As a resident of the Passyunk Crossing area, I noticed that the only clothing collection (other than by charities like Red Cross or Goodwill) in our immediate neighborhood was held around Thanksgiving by my parish, Annunciation B.V.M., at 10th and Dickinson streets. So it was especially gratifying to learn that another South Philly neighborhood organization holds a similar annual event close to the start of winter.
The big difference between most used clothing drives and the one held by GENA is that the latter concentrates only on warm coats for men, women and children, rather than clothing in general. Of course, as we approach the Christmas holiday and a new year, the need for outer clothing is becoming even more essential.
What is especially heartwarming about Zimmaro’s report is the mention of the center of the community’s coat drive, the Taproom on 19th. The generosity of the owner Pete Frye and his manager Brian Padgett is truly remarkable. I really like how they offered free drinks to those who donated coats for men, women or children.
Zimmaro also reported that the Association not only collects coats for the needy but also accepts food donations that they then give to Philabundance.

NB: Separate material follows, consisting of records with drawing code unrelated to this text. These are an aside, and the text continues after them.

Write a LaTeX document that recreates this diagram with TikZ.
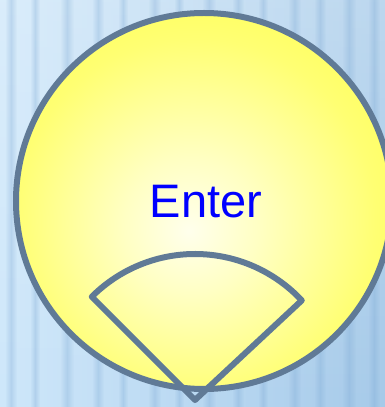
\documentclass[tikz,border=0pt]{standalone}
\usepackage{fontspec}
\setmainfont{Liberation Sans}
\usetikzlibrary{fadings}
\definecolor{bgL}{RGB}{206,231,250}
\definecolor{bgR}{RGB}{166,202,233}
\definecolor{stripe}{RGB}{120,165,210}
\definecolor{edgec}{RGB}{96,122,150}
\definecolor{sunA}{RGB}{255,255,236}
\definecolor{sunB}{RGB}{255,255,195}
\definecolor{sunM}{RGB}{255,255,115}
\definecolor{sunC}{RGB}{255,255,68}
\definecolor{txtblue}{RGB}{0,0,255}
\pgfdeclareradialshading{sunshade}{\pgfpoint{-2bp}{-4bp}}{color(0bp)=(sunA); color(9bp)=(sunB); color(24bp)=(sunM); color(38bp)=(sunC); color(60bp)=(sunC)}
\tikzfading[name=softstripe, left color=transparent!100, right color=transparent!100, middle color=transparent!0]
\tikzset{
  outline/.style={draw=edgec, line width=6pt},
  fan/.style={draw=edgec, line width=6pt, line join=round},
  label/.style={text=txtblue, font=\fontsize{47}{56}\selectfont, inner sep=0pt, anchor=base}
}
\begin{document}
\begin{tikzpicture}[x=1pt,y=1pt]
\useasboundingbox (0,0) rectangle (385,407);
% background
\shade[left color=bgL, right color=bgR] (0,0) rectangle (385,407);
\fill[white, opacity=0.25, path fading=south] (0,0) rectangle (385,407);
\foreach \x/\w in {5/12,30/10,60/14,92/12,118/10,148/13,174/10,202/14,232/12,258/10,288/13,314/12,342/14,368/12}{
  \fill[stripe, opacity=0.3, path fading=softstripe] (\x,0) rectangle ++(\w,407);
}
% sun
\coordinate (c) at (204,206);
\shade[shading=sunshade] (c) circle[radius=188];
\draw[outline] (c) circle[radius=188];
% text
\node[label] (enter) at (206,189) {Enter};
% fan
\coordinate (apex) at (195,7);
\draw[fan] (apex) -- ++(43:146) arc[start angle=43, end angle=135, radius=146] -- cycle;
\end{tikzpicture}
\end{document}
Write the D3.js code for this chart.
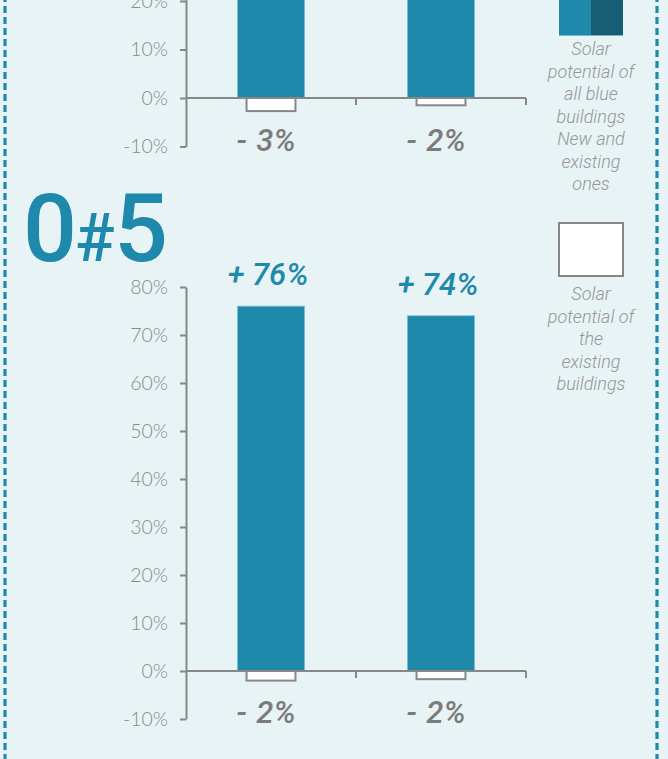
<!DOCTYPE html>
<html>
<head>
<meta charset="utf-8">
<script src="https://cdn.jsdelivr.net/npm/d3@7"></script>
<style>
  html, body { margin: 0; padding: 0; background: #e8f3f5; }
  svg { display: block; }
</style>
</head>
<body>
<svg id="chart" width="668" height="759"></svg>
<script>
// ---------- DATA ----------
const categories = ["Scenario 1", "Scenario 2"];
const yTicks = [-10, 0, 10, 20, 30, 40, 50, 60, 70, 80];
// Chart #4 (only lower part visible)
const chart4Blue = [46, 44];
const chart4White = [-2.7, -1.5];
const chart4BlueLabels = ["+ 46%", "+ 44%"];
const chart4WhiteLabels = ["- 3%", "- 2%"];
// Chart #5
const chart5Title = "0#5";
const chart5Blue = [76, 74];
const chart5White = [-2.0, -1.7];
const chart5BlueLabels = ["+ 76%", "+ 74%"];
const chart5WhiteLabels = ["- 2%", "- 2%"];
// Legend
const legendAllText = ["Solar", "potential of", "all blue", "buildings", "New and", "existing", "ones"];
const legendExistingText = ["Solar", "potential of", "the", "existing", "buildings"];

// ---------- STYLE ----------
const BLUE = "#1e89aa";
const DARK = "#175d74";
const GRAY = "#878787";
const TEXTGRAY = "#8a8a8a";
const LABELGRAY = "#7b7b7b";

const svg = d3.select("#chart");

// dashed border
[5, 657].forEach(xv => {
  svg.append("line")
    .attr("x1", xv).attr("x2", xv).attr("y1", -5).attr("y2", 770)
    .attr("stroke", BLUE).attr("stroke-width", 3.2)
    .attr("stroke-dasharray", "7,4");
});

const x = d3.scaleBand().domain(categories).range([186, 526])
  .paddingInner(0.606).paddingOuter(0.303);

function drawChart(yBottom, yTop, blue, white, blueLabels, whiteLabels) {
  const y = d3.scaleLinear().domain([-10, 80]).range([yBottom, yTop]);
  const g = svg.append("g");
  const y0 = y(0);
  const visible = v => y(v) > -12;

  // blue bars
  g.selectAll(".bb").data(blue).join("rect")
    .attr("x", (d, i) => x(categories[i]))
    .attr("width", x.bandwidth())
    .attr("y", d => y(d))
    .attr("height", d => y0 - y(d))
    .attr("fill", BLUE)
    .attr("stroke", "#78bdd3").attr("stroke-width", 0.8);

  // white bars
  const ww = x.bandwidth() * 0.73;
  g.selectAll(".wb").data(white).join("rect")
    .attr("x", (d, i) => x(categories[i]) + (x.bandwidth() - ww) / 2)
    .attr("width", ww)
    .attr("y", y0)
    .attr("height", d => y(d) - y0)
    .attr("fill", "#ffffff")
    .attr("stroke", GRAY).attr("stroke-width", 2);

  // y axis
  const ax = g.append("g")
    .attr("transform", `translate(${x.range()[0]},0)`)
    .call(d3.axisLeft(y).tickValues(yTicks.filter(visible)).tickSize(6).tickPadding(12)
      .tickFormat(d => d + "%").tickSizeOuter(0));
  ax.select(".domain").attr("stroke", GRAY).attr("stroke-width", 2);
  ax.selectAll(".tick line").attr("stroke", GRAY).attr("stroke-width", 2);
  ax.selectAll(".tick text")
    .attr("fill", TEXTGRAY)
    .style("font-family", "Lato, sans-serif")
    .style("font-weight", 300)
    .style("font-size", "19.5px");

  // x axis line with ticks at band boundaries
  const r = x.range();
  g.append("line").attr("x1", r[0]).attr("x2", r[1]).attr("y1", y0).attr("y2", y0)
    .attr("stroke", GRAY).attr("stroke-width", 2);
  const bounds = [1, 2].map(i => r[0] + i * x.step());
  g.selectAll(".xt").data(bounds).join("line")
    .attr("x1", d => d).attr("x2", d => d)
    .attr("y1", y0).attr("y2", y0 + 7)
    .attr("stroke", GRAY).attr("stroke-width", 2);

  // labels (only those that fall on the page)
  g.selectAll(".bl").data(blue.filter(visible)).join("text")
    .attr("x", d => x(categories[blue.indexOf(d)]) + x.bandwidth() / 2 - 3)
    .attr("y", d => y(d) - 21)
    .attr("text-anchor", "middle")
    .attr("fill", BLUE)
    .style("font-family", "Roboto, sans-serif")
    .style("font-style", "italic")
    .style("font-weight", 500)
    .style("font-size", "31px")
    .text(d => blueLabels[blue.indexOf(d)]);

  g.selectAll(".wl").data(white).join("text")
    .attr("x", (d, i) => x(categories[i]) + x.bandwidth() / 2 - 5)
    .attr("y", y(-10) + 4)
    .attr("text-anchor", "middle")
    .attr("fill", LABELGRAY)
    .style("font-family", "Roboto, sans-serif")
    .style("font-style", "italic")
    .style("font-weight", 500)
    .style("font-size", "31px")
    .style("word-spacing", "2px")
    .text((d, i) => whiteLabels[i]);
}

drawChart(146.5, 146.5 - 90 * 4.85, chart4Blue, chart4White, chart4BlueLabels, chart4WhiteLabels);
drawChart(719, 287, chart5Blue, chart5White, chart5BlueLabels, chart5WhiteLabels);

// title 0#5
const t = svg.append("text")
  .attr("y", 261)
  .attr("fill", BLUE)
  .style("font-family", "Roboto, sans-serif")
  .style("font-weight", 500);
const parts = chart5Title.split("");
const px = [23, 75, 114];
const ps = [95, 66, 95];
parts.forEach((c, i) => {
  t.append("tspan").attr("x", px[i]).style("font-size", ps[i] + "px").text(c);
});

// legend
const lg = svg.append("g");
lg.append("rect").attr("x", 559).attr("y", -17).attr("width", 32).attr("height", 53).attr("fill", BLUE);
lg.append("rect").attr("x", 591).attr("y", -17).attr("width", 32).attr("height", 53).attr("fill", DARK);
lg.append("line").attr("x1", 559).attr("x2", 623).attr("y1", 35.5).attr("y2", 35.5)
  .attr("stroke", "#6fb7cd").attr("stroke-width", 1);
lg.append("rect").attr("x", 559).attr("y", 223).attr("width", 64).attr("height", 53)
  .attr("fill", "#ffffff").attr("stroke", GRAY).attr("stroke-width", 2);

function legendText(lines, y0) {
  lg.append("g").selectAll("text").data(lines).join("text")
    .attr("x", 591)
    .attr("y", (d, i) => y0 + i * 22.5)
    .attr("text-anchor", "middle")
    .attr("fill", "#969696")
    .style("font-family", "Roboto, sans-serif")
    .style("font-style", "italic")
    .style("font-weight", 300)
    .style("font-size", "18px")
    .text(d => d);
}
legendText(legendAllText, 55);
legendText(legendExistingText, 300);
</script>
</body>
</html>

It seems as if there is nothing like a crisis to bring out the best and sometimes the worst in people. It makes me proud to be a citizen of South Philly where we have organizations, both religious and secular, that make it a practice to collect and distribute the necessities of life to the less fortunate. GENA and their partners at Taproom on 19th deserve our gratitude and praise for their consistent generosity to the needy. May this wonderful tradition continue for many more years.